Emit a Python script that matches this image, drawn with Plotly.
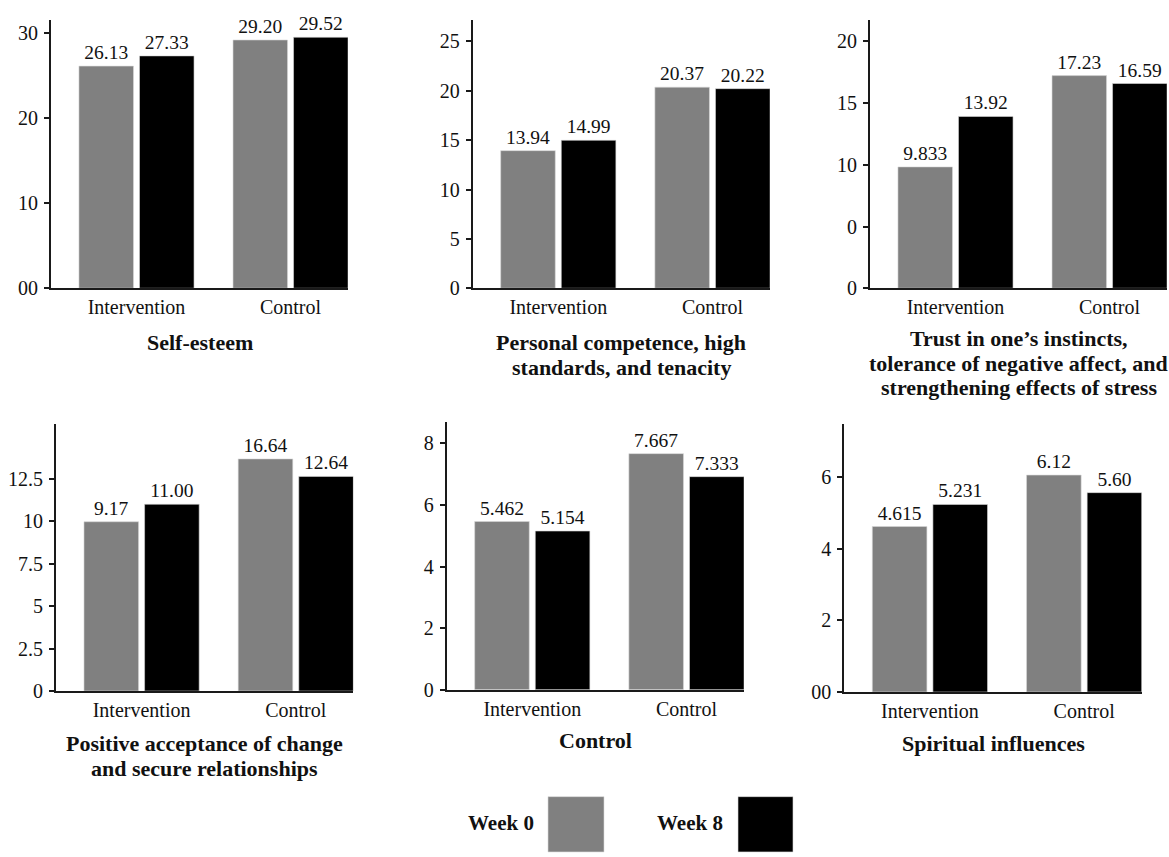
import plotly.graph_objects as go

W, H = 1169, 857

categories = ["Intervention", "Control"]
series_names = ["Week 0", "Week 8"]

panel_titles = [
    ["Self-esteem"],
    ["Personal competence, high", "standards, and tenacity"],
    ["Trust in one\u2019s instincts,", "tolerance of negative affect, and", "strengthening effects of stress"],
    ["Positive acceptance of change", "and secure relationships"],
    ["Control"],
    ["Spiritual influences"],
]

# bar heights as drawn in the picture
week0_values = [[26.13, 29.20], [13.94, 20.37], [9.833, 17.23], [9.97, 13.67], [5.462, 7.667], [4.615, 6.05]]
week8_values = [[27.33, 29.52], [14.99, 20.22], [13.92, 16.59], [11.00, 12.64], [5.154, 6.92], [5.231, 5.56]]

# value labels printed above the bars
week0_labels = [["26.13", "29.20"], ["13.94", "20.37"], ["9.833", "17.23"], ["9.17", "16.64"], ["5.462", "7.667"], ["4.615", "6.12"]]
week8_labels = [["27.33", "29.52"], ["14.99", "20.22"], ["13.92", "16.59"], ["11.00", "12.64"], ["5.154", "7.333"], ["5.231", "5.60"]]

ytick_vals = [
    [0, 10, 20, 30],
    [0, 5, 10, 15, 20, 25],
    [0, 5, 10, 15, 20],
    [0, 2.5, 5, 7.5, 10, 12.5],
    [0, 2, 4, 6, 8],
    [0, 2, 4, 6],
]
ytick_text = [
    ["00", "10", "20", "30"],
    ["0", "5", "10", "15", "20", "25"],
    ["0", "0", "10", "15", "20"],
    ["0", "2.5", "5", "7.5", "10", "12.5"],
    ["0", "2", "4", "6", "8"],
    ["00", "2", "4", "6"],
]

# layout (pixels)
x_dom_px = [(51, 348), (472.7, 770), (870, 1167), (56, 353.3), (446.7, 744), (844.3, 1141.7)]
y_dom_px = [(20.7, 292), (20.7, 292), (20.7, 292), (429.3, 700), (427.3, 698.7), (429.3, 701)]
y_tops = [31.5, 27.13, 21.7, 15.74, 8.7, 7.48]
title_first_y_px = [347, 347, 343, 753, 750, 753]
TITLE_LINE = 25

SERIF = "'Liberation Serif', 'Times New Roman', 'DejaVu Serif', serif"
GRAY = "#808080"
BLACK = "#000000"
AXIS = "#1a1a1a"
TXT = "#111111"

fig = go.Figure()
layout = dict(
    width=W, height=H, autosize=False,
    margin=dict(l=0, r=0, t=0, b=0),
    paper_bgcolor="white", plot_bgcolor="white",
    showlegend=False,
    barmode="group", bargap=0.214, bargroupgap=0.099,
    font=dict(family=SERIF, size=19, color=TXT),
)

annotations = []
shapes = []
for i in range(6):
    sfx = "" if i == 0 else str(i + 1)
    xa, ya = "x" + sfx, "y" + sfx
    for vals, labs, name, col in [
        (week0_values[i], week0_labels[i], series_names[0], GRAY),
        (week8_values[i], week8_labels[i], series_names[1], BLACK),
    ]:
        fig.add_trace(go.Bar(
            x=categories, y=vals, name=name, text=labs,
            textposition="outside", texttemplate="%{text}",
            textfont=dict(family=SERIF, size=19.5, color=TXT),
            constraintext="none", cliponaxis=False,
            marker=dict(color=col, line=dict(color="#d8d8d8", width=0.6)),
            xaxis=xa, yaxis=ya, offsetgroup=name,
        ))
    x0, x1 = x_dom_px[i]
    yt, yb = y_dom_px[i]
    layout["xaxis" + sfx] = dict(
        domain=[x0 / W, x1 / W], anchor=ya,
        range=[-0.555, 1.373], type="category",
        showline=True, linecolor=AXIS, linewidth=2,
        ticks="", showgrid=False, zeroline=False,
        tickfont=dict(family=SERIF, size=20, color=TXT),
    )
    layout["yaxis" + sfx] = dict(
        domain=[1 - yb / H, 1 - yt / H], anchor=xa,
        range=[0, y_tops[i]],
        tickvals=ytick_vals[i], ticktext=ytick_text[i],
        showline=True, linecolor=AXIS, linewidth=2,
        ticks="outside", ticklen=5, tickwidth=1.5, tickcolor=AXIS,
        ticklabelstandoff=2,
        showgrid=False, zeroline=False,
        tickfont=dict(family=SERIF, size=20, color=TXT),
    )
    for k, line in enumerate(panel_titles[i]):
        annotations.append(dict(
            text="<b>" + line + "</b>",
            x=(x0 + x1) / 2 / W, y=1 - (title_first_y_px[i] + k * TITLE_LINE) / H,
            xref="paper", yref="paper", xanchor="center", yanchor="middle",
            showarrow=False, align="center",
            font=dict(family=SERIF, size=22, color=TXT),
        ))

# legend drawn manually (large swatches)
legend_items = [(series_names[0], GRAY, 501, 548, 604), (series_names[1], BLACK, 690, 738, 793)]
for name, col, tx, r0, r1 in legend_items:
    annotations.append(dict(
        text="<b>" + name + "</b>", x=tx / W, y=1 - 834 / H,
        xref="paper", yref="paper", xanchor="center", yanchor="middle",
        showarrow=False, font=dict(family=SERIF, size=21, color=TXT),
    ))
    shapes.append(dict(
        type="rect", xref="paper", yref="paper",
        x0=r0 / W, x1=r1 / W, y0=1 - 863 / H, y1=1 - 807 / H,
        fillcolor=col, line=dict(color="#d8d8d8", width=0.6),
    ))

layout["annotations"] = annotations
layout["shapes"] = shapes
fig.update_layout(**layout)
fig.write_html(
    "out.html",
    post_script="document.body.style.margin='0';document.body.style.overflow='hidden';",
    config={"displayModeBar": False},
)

STATED EXERCISE
Every line above should be returned word for word, with the pictures left behind.

RIGHT ANSWER
Emit a Python script that matches this image, drawn with Plotly.
import plotly.graph_objects as go

W, H = 1169, 857

categories = ["Intervention", "Control"]
series_names = ["Week 0", "Week 8"]

panel_titles = [
    ["Self-esteem"],
    ["Personal competence, high", "standards, and tenacity"],
    ["Trust in one\u2019s instincts,", "tolerance of negative affect, and", "strengthening effects of stress"],
    ["Positive acceptance of change", "and secure relationships"],
    ["Control"],
    ["Spiritual influences"],
]

# bar heights as drawn in the picture
week0_values = [[26.13, 29.20], [13.94, 20.37], [9.833, 17.23], [9.97, 13.67], [5.462, 7.667], [4.615, 6.05]]
week8_values = [[27.33, 29.52], [14.99, 20.22], [13.92, 16.59], [11.00, 12.64], [5.154, 6.92], [5.231, 5.56]]

# value labels printed above the bars
week0_labels = [["26.13", "29.20"], ["13.94", "20.37"], ["9.833", "17.23"], ["9.17", "16.64"], ["5.462", "7.667"], ["4.615", "6.12"]]
week8_labels = [["27.33", "29.52"], ["14.99", "20.22"], ["13.92", "16.59"], ["11.00", "12.64"], ["5.154", "7.333"], ["5.231", "5.60"]]

ytick_vals = [
    [0, 10, 20, 30],
    [0, 5, 10, 15, 20, 25],
    [0, 5, 10, 15, 20],
    [0, 2.5, 5, 7.5, 10, 12.5],
    [0, 2, 4, 6, 8],
    [0, 2, 4, 6],
]
ytick_text = [
    ["00", "10", "20", "30"],
    ["0", "5", "10", "15", "20", "25"],
    ["0", "0", "10", "15", "20"],
    ["0", "2.5", "5", "7.5", "10", "12.5"],
    ["0", "2", "4", "6", "8"],
    ["00", "2", "4", "6"],
]

# layout (pixels)
x_dom_px = [(51, 348), (472.7, 770), (870, 1167), (56, 353.3), (446.7, 744), (844.3, 1141.7)]
y_dom_px = [(20.7, 292), (20.7, 292), (20.7, 292), (429.3, 700), (427.3, 698.7), (429.3, 701)]
y_tops = [31.5, 27.13, 21.7, 15.74, 8.7, 7.48]
title_first_y_px = [347, 347, 343, 753, 750, 753]
TITLE_LINE = 25

SERIF = "'Liberation Serif', 'Times New Roman', 'DejaVu Serif', serif"
GRAY = "#808080"
BLACK = "#000000"
AXIS = "#1a1a1a"
TXT = "#111111"

fig = go.Figure()
layout = dict(
    width=W, height=H, autosize=False,
    margin=dict(l=0, r=0, t=0, b=0),
    paper_bgcolor="white", plot_bgcolor="white",
    showlegend=False,
    barmode="group", bargap=0.214, bargroupgap=0.099,
    font=dict(family=SERIF, size=19, color=TXT),
)

annotations = []
shapes = []
for i in range(6):
    sfx = "" if i == 0 else str(i + 1)
    xa, ya = "x" + sfx, "y" + sfx
    for vals, labs, name, col in [
        (week0_values[i], week0_labels[i], series_names[0], GRAY),
        (week8_values[i], week8_labels[i], series_names[1], BLACK),
    ]:
        fig.add_trace(go.Bar(
            x=categories, y=vals, name=name, text=labs,
            textposition="outside", texttemplate="%{text}",
            textfont=dict(family=SERIF, size=19.5, color=TXT),
            constraintext="none", cliponaxis=False,
            marker=dict(color=col, line=dict(color="#d8d8d8", width=0.6)),
            xaxis=xa, yaxis=ya, offsetgroup=name,
        ))
    x0, x1 = x_dom_px[i]
    yt, yb = y_dom_px[i]
    layout["xaxis" + sfx] = dict(
        domain=[x0 / W, x1 / W], anchor=ya,
        range=[-0.555, 1.373], type="category",
        showline=True, linecolor=AXIS, linewidth=2,
        ticks="", showgrid=False, zeroline=False,
        tickfont=dict(family=SERIF, size=20, color=TXT),
    )
    layout["yaxis" + sfx] = dict(
        domain=[1 - yb / H, 1 - yt / H], anchor=xa,
        range=[0, y_tops[i]],
        tickvals=ytick_vals[i], ticktext=ytick_text[i],
        showline=True, linecolor=AXIS, linewidth=2,
        ticks="outside", ticklen=5, tickwidth=1.5, tickcolor=AXIS,
        ticklabelstandoff=2,
        showgrid=False, zeroline=False,
        tickfont=dict(family=SERIF, size=20, color=TXT),
    )
    for k, line in enumerate(panel_titles[i]):
        annotations.append(dict(
            text="<b>" + line + "</b>",
            x=(x0 + x1) / 2 / W, y=1 - (title_first_y_px[i] + k * TITLE_LINE) / H,
            xref="paper", yref="paper", xanchor="center", yanchor="middle",
            showarrow=False, align="center",
            font=dict(family=SERIF, size=22, color=TXT),
        ))

# legend drawn manually (large swatches)
legend_items = [(series_names[0], GRAY, 501, 548, 604), (series_names[1], BLACK, 690, 738, 793)]
for name, col, tx, r0, r1 in legend_items:
    annotations.append(dict(
        text="<b>" + name + "</b>", x=tx / W, y=1 - 834 / H,
        xref="paper", yref="paper", xanchor="center", yanchor="middle",
        showarrow=False, font=dict(family=SERIF, size=21, color=TXT),
    ))
    shapes.append(dict(
        type="rect", xref="paper", yref="paper",
        x0=r0 / W, x1=r1 / W, y0=1 - 863 / H, y1=1 - 807 / H,
        fillcolor=col, line=dict(color="#d8d8d8", width=0.6),
    ))

layout["annotations"] = annotations
layout["shapes"] = shapes
fig.update_layout(**layout)
fig.write_html(
    "out.html",
    post_script="document.body.style.margin='0';document.body.style.overflow='hidden';",
    config={"displayModeBar": False},
)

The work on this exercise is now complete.